The size and aura of DartMUN largely mirrors that of the college itself: small, intimate, and centered around close-knit interpersonal interactions between students and faculty (or, transitively, chairs and Secretariat members). The rural campus location serves as an opportunity to provide top-tier Model UN experience to students whose areas of residence offer far fewer conference opportunities than their urban counterparts.
Each year, DartMUN attracts between 500 and 550 delegates, the vast majority of whom come from regional schools and preparatory institutions. The largest committees offered at DartMUN–General Assemblies, of course–contain no more than 100 delegates.
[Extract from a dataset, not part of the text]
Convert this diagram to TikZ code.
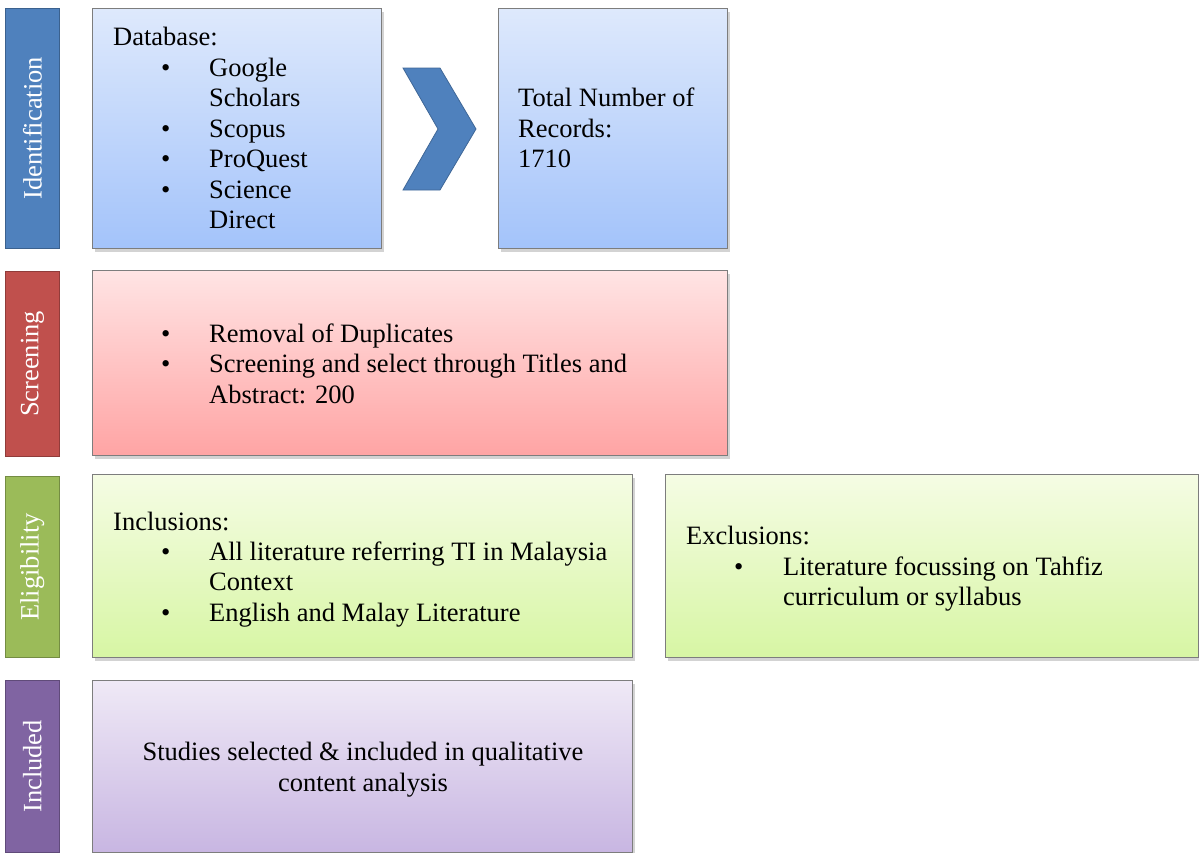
\documentclass[tikz,border=0pt]{standalone}
\usepackage{fontspec}
\setmainfont{Liberation Serif}
\usetikzlibrary{shadows}
\definecolor{barblue}{RGB}{79,129,189}
\definecolor{barred}{RGB}{192,80,77}
\definecolor{bargreen}{RGB}{155,187,89}
\definecolor{barpurple}{RGB}{128,100,162}
\definecolor{blueT}{RGB}{222,233,252}
\definecolor{blueB}{RGB}{163,195,250}
\definecolor{redT}{RGB}{255,228,228}
\definecolor{redB}{RGB}{255,164,164}
\definecolor{greenT}{RGB}{245,252,228}
\definecolor{greenB}{RGB}{215,246,164}
\definecolor{purpleT}{RGB}{239,233,246}
\definecolor{purpleB}{RGB}{200,182,226}
\definecolor{boxgray}{RGB}{125,125,125}
\tikzset{
  bar/.style={draw=#1!75!black, fill=#1, line width=0.8pt, anchor=north west, inner sep=0pt},
  box/.style 2 args={draw=boxgray, line width=1.1pt, top color=#1, bottom color=#2, anchor=north west, inner sep=0pt,
    drop shadow={opacity=0.35, shadow xshift=2pt, shadow yshift=-3pt}},
  txt/.style={inner sep=0pt, anchor=base west, font=\fontsize{26.5}{30.5}\selectfont},
  ctxt/.style={inner sep=0pt, anchor=base, font=\fontsize{26.5}{30.5}\selectfont},
  lbl/.style={inner sep=0pt, text=white, rotate=90, font=\fontsize{26.5}{30.5}\selectfont},
  chev/.style={fill=barblue, draw=barblue!80!black, line width=0.8pt, line join=miter},
}
\newcommand{\bul}[1]{\makebox[48pt][l]{\textbullet}#1}
\begin{document}
\begin{tikzpicture}[x=1pt,y=-1pt]
\useasboundingbox (0,0) rectangle (1199,852);
% side bars
\node[bar=barblue, minimum width=54pt, minimum height=240pt] (barI) at (5,8) {};
\node[bar=barred, minimum width=54pt, minimum height=185pt] (barS) at (5,271) {};
\node[bar=bargreen, minimum width=54pt, minimum height=181pt] (barE) at (5,476) {};
\node[bar=barpurple, minimum width=54pt, minimum height=172pt] (barN) at (5,680) {};
\node[lbl] (lI) at (barI.center) {\raisebox{-0.25em}{Identification}};
\node[lbl] (lS) at (barS.center) {\raisebox{-0.25em}{Screening}};
\node[lbl] (lE) at (barE.center) {\raisebox{-0.25em}{Eligibility}};
\node[lbl] (lN) at (barN.center) {\raisebox{-0.25em}{Included}};
% boxes
\node[box={blueT}{blueB}, minimum width=289pt, minimum height=240pt] (db) at (92,8) {};
\node[box={blueT}{blueB}, minimum width=229pt, minimum height=240pt] (tot) at (498,8) {};
\node[box={redT}{redB}, minimum width=635pt, minimum height=185pt] (scr) at (92,270) {};
\node[box={greenT}{greenB}, minimum width=540pt, minimum height=183pt] (inc) at (92,474) {};
\node[box={greenT}{greenB}, minimum width=533pt, minimum height=183pt] (exc) at (665,474) {};
\node[box={purpleT}{purpleB}, minimum width=540pt, minimum height=172pt] (fin) at (92,680) {};
% chevron
\coordinate (c1) at (403,68);
\coordinate (c2) at (440,68);
\coordinate (c3) at (476,129);
\coordinate (c4) at (440,190);
\coordinate (c5) at (403,190);
\coordinate (c6) at (438,129);
\draw[chev] (c1) -- (c2) -- (c3) -- (c4) -- (c5) -- (c6) -- cycle;
% database text
\node[txt] (t1) at (113,45) {Database:};
\node[txt] (t2) at (161,76) {\bul{Google}};
\node[txt] (t3) at (209,106) {Scholars};
\node[txt] (t4) at (161,137) {\bul{Scopus}};
\node[txt] (t5) at (161,167) {\bul{ProQuest}};
\node[txt] (t6) at (161,198) {\bul{Science}};
\node[txt] (t7) at (209,228) {Direct};
% total
\node[txt] (r1) at (518,106) {Total Number of};
\node[txt] (r2) at (518,137) {Records:};
\node[txt] (r3) at (518,167) {1710};
% screening
\node[txt] (s1) at (161,342) {\bul{Removal of Duplicates}};
\node[txt] (s2) at (161,372) {\bul{Screening and select through Titles and}};
\node[txt] (s3) at (209,403) {Abstract: 200};
% inclusions
\node[txt] (i1) at (113,530) {Inclusions:};
\node[txt] (i2) at (161,560) {\bul{All literature referring TI in Malaysia}};
\node[txt] (i3) at (209,590) {Context};
\node[txt] (i4) at (161,621) {\bul{English and Malay Literature}};
% exclusions
\node[txt] (e1) at (686,544) {Exclusions:};
\node[txt] (e2) at (734,575) {\makebox[49pt][l]{\textbullet}Literature focussing on Tahfiz};
\node[txt] (e3) at (783,605) {curriculum or syllabus};
% included
\node[ctxt] (f1) at (363,760) {Studies selected \& included in qualitative};
\node[ctxt] (f2) at (363,791) {content analysis};
\end{tikzpicture}
\end{document}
Whereas many Model UN conferences place specific emphasis on annual expansion, DartMUN deliberately maintains the intimate size in an effort to focus on upholding a top-tier quality of debate. DartMUN’s emphasis on small committees is essential to the conference’s identity, as Ms. Escajadillo so claims:
“The size of the committee intrinsically affects the quality of debate. The goal is to encourage participation while still holding delegates to a high standard of on-policy discussion.”
Ergo, we return to the age-old dilemma of Model UN: collaborate, or compete? At DartMUN, a diverse range of committee offerings allows for both strategies to be pursued by any delegate who so chooses. What rings true among all DartMUN committees, however, is a massive emphasis on research and informed debate. DartMUN enforces a strict policy against pre-written resolutions as to level the playing field: all that you bring to committee is your understanding of the topic at hand. This is just one way in which the DartMUN Secretariat prioritizes substantivity of debate over all else. Another instance is with the unique offering of a “Best Researched Delegation Award,” an honor which marks a clear distinction between delegates who contribute most often and those who contribute most meaningfully.
As such, the intimate conference setting combined with the vision of the Secretariat yields a conference environment in which a multitude of committee strategies may be pursued, but free of the socially manipulative tactics often observed at larger conferences in favor of awards. As Alec Rossi, Director General of DartMUN XV, puts it:
“We want delegates to step away from the technicalities of Model UN, and simply engage in meaningful academic discourse. In other words, it’s more than a simulation.”
While much about Model UN will look like for 2020-21 remains unclear, one thing is for certain: DartMUN will occur no matter what. If Model UN delegates can produce solutions to world hunger and century-old territorial disputes, socially distanced committee rooms couldn’t possibly keep a conference this established from running full speed ahead.